Entrar no universo de White Lines é aterrar numa Ibiza lotada e quente, sensual e cocaínada. Estou presa a esta série e não porque o argumento me entusiasme por aí além. Estou-me nas tintas para quem matou o Alex Collins, para as disputas das famílias magnatas da ilha ou para qualquer outra história de apoio ao argumento central. Ibiza nem faz o meu estilo, porque gosto de praias desertas cuja banda sonora são as ondas a rebentar e não a mistura EDM do DJ Residente.

A série cativou-me pelo mesmo motivo que me cativou a aventura da Liv Tyler, em Stealing Beauty, as cenas da Grécia no Quatro Amigas e um Par de Calças, o Call Me By Your Name, a boémia vazia de Une Fille Facile, um conto da Elena Ferrante ou o Mamma Mia. Porque junta um destino longínquo, mas estranhamente familiar, e uma aventura emocionante, durante aquela que continua a ser a minha estação do ano preferida: o Verão.
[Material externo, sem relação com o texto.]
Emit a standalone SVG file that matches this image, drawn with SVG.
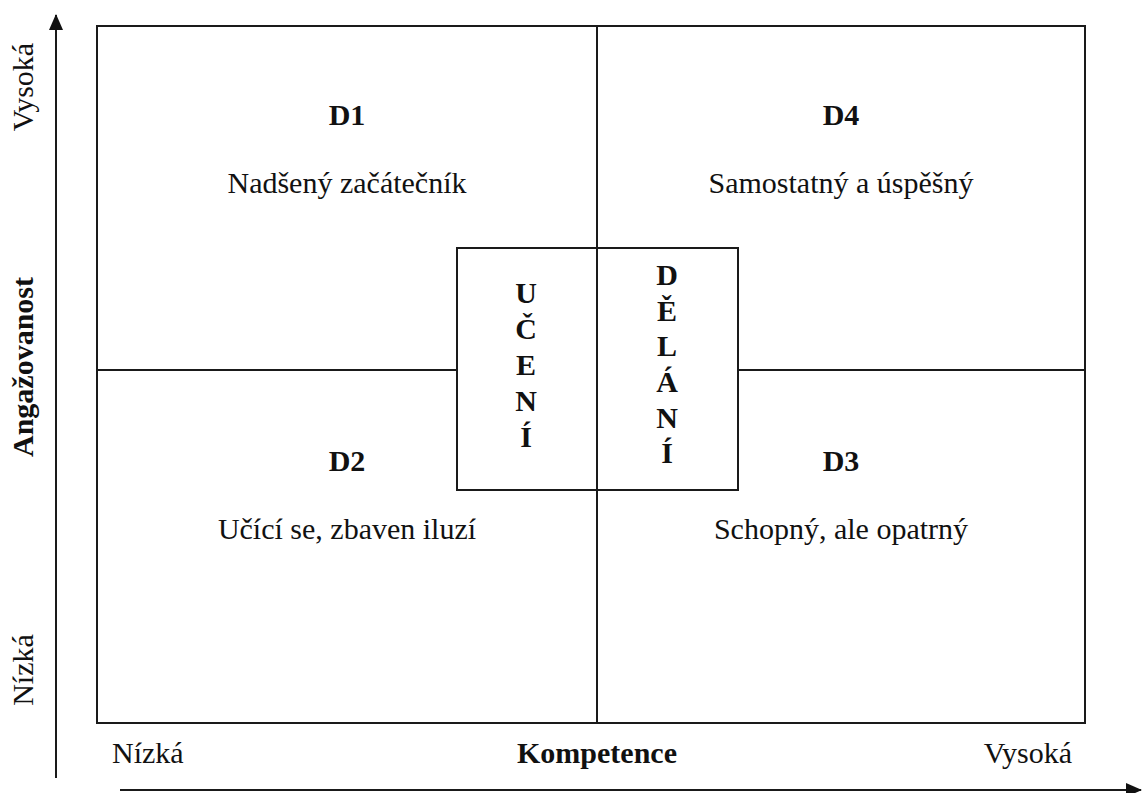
<svg xmlns="http://www.w3.org/2000/svg" width="1142" height="793" viewBox="0 0 1142 793">
  <style>
    .ln { fill: none; stroke: #1a1a1a; stroke-width: 2; }
    text { font-family: "Liberation Serif", "Times New Roman", serif; fill: #111; font-size: 30px; }
    .b { font-weight: bold; }
    .c { text-anchor: middle; }
  </style>
  <defs>
    <!-- filled triangular arrowhead for both axes -->
    <marker id="arrow" viewBox="0 0 16 14" refX="15" refY="7" markerWidth="16" markerHeight="14" markerUnits="userSpaceOnUse" orient="auto">
      <path d="M0,0 L16,7 L0,14 z" fill="#111"/>
    </marker>
  </defs>
  <rect width="1142" height="793" fill="#fff"/>

  <!-- axes -->
  <g id="connectors">
    <path class="ln" d="M56,778 L56,15" marker-end="url(#arrow)"/>
    <path class="ln" d="M120,790 L1141,790" marker-end="url(#arrow)"/>
  </g>

  <!-- grid of quadrants -->
  <g id="grid">
    <rect class="ln" x="97" y="26" width="988" height="697"/>
    <line class="ln" x1="597" y1="26" x2="597" y2="723"/>
    <line class="ln" x1="97" y1="370" x2="457" y2="370"/>
    <line class="ln" x1="738" y1="370" x2="1085" y2="370"/>
  </g>

  <g id="center-box">
    <rect class="ln" x="457" y="248" width="281" height="242"/>
  </g>

  <g id="uceni">
    <text class="b c" x="526" y="303">U</text>
    <text class="b c" x="526" y="339">Č</text>
    <text class="b c" x="526" y="375">E</text>
    <text class="b c" x="526" y="411">N</text>
    <text class="b c" x="526" y="447">Í</text>
  </g>

  <g id="delani">
    <text class="b c" x="667" y="285">D</text>
    <text class="b c" x="667" y="321">Ě</text>
    <text class="b c" x="667" y="356">L</text>
    <text class="b c" x="667" y="392">Á</text>
    <text class="b c" x="667" y="428">N</text>
    <text class="b c" x="667" y="463">Í</text>
  </g>

  <g id="d1">
    <text class="b c" x="347" y="125">D1</text>
    <text class="c" x="347" y="193">Nadšený začátečník</text>
  </g>
  <g id="d4">
    <text class="b c" x="841" y="125">D4</text>
    <text class="c" x="841" y="193">Samostatný a úspěšný</text>
  </g>
  <g id="d2">
    <text class="b c" x="347" y="471">D2</text>
    <text class="c" x="347" y="539">Učící se, zbaven iluzí</text>
  </g>
  <g id="d3">
    <text class="b c" x="841" y="471">D3</text>
    <text class="c" x="841" y="539">Schopný, ale opatrný</text>
  </g>

  <!-- axis labels -->
  <g id="x-labels">
    <text x="112" y="763">Nízká</text>
    <text class="b c" x="597" y="763">Kompetence</text>
    <text x="1072" y="763" text-anchor="end">Vysoká</text>
  </g>
  <g id="y-labels">
    <text class="c" transform="translate(33,87) rotate(-90)">Vysoká</text>
    <text class="b c" transform="translate(33,367) rotate(-90)">Angažovanost</text>
    <text class="c" transform="translate(33,670) rotate(-90)">Nízká</text>
  </g>
</svg>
Liv Tyler em Stealing Beauty (1996)

Após incontáveis dias de crise do coronavírus, de sucessivos Estados de Emergência, de medidas de confinamento e dias a fio passados em casa, o que finalmente me está a fazer quebrar é a possibilidade de eu não poder ir à praia e simular, naqueles 20 minutos de caminho entre a minha casa e a Costa de Caparica, que estou a entrar no meu filme de vibe independente-mas-que-na-verdade-é-um-blockbuster que eu tanto queria que fosse um Verão da minha vida.

Une Fille Facile (2019)

Quero uma viagem para longe da minha casa. Quero calor e leituras à beira da piscina. Quero nadar nua no mar, usar vestidos frescos e fluídos, mas favorecedores. Quero ver as estrelas a partir do alpendre, e escrever no meu diário, à janela. Quero um romance de Verão que me faça passar muito tempo na cama. Quero fruta fresca e saladas. Quero a preguiça quente, o tempo a andar devagar e a sensação de que tudo está bem assim, que tudo está certo e que estou apenas a viver.
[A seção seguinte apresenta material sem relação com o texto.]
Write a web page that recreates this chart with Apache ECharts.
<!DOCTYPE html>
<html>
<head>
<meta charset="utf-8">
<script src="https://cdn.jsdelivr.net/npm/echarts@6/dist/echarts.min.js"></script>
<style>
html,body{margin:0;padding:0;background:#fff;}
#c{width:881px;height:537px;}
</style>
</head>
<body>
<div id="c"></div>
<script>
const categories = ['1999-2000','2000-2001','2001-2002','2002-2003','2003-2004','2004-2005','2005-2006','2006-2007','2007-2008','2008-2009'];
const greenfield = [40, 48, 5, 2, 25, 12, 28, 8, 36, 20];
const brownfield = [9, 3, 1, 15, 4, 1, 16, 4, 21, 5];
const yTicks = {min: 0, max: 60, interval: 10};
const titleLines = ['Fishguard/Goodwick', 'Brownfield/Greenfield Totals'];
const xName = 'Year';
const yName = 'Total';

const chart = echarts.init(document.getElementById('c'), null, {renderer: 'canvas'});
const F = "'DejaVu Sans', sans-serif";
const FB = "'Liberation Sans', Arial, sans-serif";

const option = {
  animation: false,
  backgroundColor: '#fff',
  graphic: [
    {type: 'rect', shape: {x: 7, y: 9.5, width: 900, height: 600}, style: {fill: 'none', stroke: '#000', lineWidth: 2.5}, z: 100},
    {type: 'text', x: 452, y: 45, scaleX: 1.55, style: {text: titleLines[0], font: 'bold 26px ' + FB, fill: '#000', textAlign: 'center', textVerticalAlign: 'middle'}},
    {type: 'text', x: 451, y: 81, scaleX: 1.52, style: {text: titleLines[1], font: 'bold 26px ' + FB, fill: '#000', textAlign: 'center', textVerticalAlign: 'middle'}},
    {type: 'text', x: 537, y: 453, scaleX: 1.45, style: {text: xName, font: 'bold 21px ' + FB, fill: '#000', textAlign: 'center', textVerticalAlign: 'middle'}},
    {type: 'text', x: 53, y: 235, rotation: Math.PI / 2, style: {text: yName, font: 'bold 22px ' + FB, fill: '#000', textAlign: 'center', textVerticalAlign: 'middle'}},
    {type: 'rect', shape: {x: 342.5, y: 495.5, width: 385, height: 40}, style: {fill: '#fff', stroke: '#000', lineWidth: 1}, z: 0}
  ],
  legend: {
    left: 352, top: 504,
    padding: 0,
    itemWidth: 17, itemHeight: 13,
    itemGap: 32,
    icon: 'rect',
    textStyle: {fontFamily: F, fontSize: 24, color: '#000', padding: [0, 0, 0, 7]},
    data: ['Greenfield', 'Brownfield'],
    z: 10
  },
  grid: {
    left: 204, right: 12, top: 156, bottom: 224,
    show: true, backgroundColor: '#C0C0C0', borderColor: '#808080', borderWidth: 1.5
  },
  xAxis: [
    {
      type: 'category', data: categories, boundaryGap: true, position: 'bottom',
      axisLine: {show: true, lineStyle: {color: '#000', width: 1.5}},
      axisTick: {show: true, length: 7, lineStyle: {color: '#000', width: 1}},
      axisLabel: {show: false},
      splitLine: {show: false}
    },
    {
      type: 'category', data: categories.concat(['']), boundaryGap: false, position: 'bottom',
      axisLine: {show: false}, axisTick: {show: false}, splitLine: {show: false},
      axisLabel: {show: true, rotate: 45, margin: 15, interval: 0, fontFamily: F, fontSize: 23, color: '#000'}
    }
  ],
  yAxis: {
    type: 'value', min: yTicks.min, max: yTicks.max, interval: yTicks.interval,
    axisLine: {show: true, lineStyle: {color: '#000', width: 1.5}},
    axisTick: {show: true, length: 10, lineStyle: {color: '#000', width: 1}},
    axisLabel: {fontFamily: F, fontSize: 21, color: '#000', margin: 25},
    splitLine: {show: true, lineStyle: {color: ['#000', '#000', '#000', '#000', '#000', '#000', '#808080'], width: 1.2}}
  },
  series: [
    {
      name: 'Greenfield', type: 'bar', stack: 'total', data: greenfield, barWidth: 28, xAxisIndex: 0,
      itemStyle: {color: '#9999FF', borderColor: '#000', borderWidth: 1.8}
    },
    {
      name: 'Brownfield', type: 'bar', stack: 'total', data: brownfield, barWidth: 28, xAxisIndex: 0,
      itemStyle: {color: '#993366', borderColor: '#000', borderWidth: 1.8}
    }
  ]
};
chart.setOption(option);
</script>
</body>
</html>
Já estou velha de mais para ter uma aventura balnear adolescente, embora ainda seja nova de mais para fugir da rotina de adulta e ter uma viagem de auto-conhecimento onde descubro que me quero divorciar, despedir-me do emprego médio e viver a tempo inteiro de chinelos de enfiar o dedo. Então, nos intermédios da vida e com uma perspectiva de um Verão incerto, resta-me viajar pelos olhos da Zoe e sonhar em voltar a sentir o calor do sol no meu corpo e o sal no meu cabelo.


P.S.: White Lines fez-me, ainda assim, perceber que eu até tenho saudades de dançar ao som de música alta (porque é algo que eu fiz poucas vezes) e, caraças, de ter um bom bronzeado. Não me lembro da última vez em que tive um bronzeado que se diga "sim, senhor, viveu um bom Verão!".